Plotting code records
+===+

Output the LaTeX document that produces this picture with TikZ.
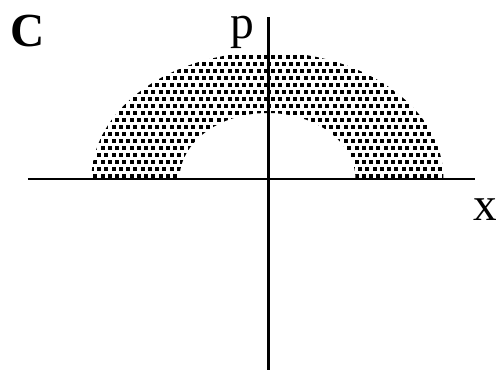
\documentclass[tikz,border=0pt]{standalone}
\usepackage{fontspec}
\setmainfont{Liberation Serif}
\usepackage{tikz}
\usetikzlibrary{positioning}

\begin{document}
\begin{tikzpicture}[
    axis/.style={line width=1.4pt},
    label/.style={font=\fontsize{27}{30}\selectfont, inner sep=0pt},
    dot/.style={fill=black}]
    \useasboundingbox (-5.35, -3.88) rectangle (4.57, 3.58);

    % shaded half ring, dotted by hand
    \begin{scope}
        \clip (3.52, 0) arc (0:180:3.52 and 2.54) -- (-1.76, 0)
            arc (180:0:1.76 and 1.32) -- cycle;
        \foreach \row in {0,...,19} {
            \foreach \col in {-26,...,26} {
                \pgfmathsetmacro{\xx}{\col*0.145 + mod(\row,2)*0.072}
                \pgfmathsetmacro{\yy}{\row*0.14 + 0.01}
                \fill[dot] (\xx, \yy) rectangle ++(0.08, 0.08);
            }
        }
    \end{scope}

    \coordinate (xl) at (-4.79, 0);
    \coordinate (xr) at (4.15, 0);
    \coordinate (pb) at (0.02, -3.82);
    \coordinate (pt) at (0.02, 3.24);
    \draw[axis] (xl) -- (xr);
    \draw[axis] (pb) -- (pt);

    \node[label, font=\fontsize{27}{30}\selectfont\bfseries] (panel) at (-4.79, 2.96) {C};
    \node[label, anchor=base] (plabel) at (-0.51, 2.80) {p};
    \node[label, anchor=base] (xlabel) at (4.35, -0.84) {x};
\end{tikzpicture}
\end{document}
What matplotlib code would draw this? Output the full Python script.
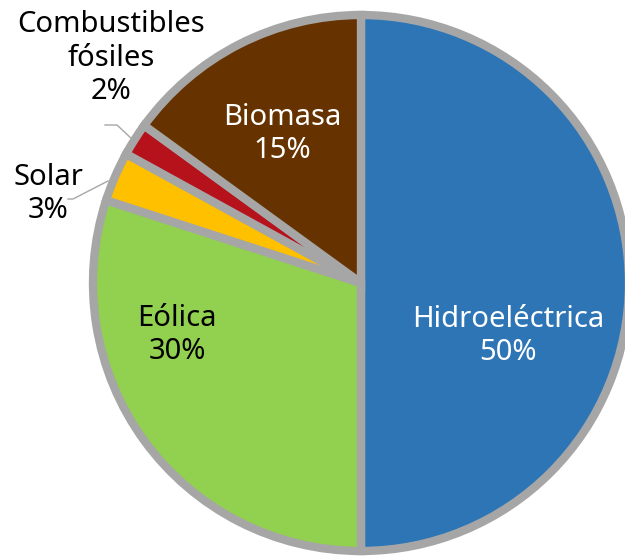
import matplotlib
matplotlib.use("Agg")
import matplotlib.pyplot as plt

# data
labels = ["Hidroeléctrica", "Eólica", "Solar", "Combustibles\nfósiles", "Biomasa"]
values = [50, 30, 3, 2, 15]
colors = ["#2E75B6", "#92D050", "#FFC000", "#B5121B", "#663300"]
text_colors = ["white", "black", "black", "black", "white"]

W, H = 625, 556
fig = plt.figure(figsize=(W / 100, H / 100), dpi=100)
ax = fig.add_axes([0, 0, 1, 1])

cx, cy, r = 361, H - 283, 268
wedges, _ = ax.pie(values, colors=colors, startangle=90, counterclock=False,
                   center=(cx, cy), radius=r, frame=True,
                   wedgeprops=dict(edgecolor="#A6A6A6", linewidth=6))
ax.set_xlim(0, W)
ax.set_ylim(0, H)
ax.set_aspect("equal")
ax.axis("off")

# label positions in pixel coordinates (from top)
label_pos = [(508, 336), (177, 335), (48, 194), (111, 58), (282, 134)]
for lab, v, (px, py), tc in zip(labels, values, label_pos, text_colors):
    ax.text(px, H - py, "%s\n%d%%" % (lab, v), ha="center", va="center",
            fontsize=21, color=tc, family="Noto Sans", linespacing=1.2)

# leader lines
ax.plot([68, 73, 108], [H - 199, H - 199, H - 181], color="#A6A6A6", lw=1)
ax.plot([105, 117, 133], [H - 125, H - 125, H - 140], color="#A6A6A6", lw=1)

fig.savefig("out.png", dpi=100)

+===+

EXERCISE DETAILS: Copy the lines above exactly, starting with the line that contains "What matplotlib code" and ending with the line that contains "ax = fig.add_axes([0, 0, 1, 1])", and leave out any pictures.

FINISHED TASK:
What matplotlib code would draw this? Output the full Python script.
import matplotlib
matplotlib.use("Agg")
import matplotlib.pyplot as plt

# data
labels = ["Hidroeléctrica", "Eólica", "Solar", "Combustibles\nfósiles", "Biomasa"]
values = [50, 30, 3, 2, 15]
colors = ["#2E75B6", "#92D050", "#FFC000", "#B5121B", "#663300"]
text_colors = ["white", "black", "black", "black", "white"]

W, H = 625, 556
fig = plt.figure(figsize=(W / 100, H / 100), dpi=100)
ax = fig.add_axes([0, 0, 1, 1])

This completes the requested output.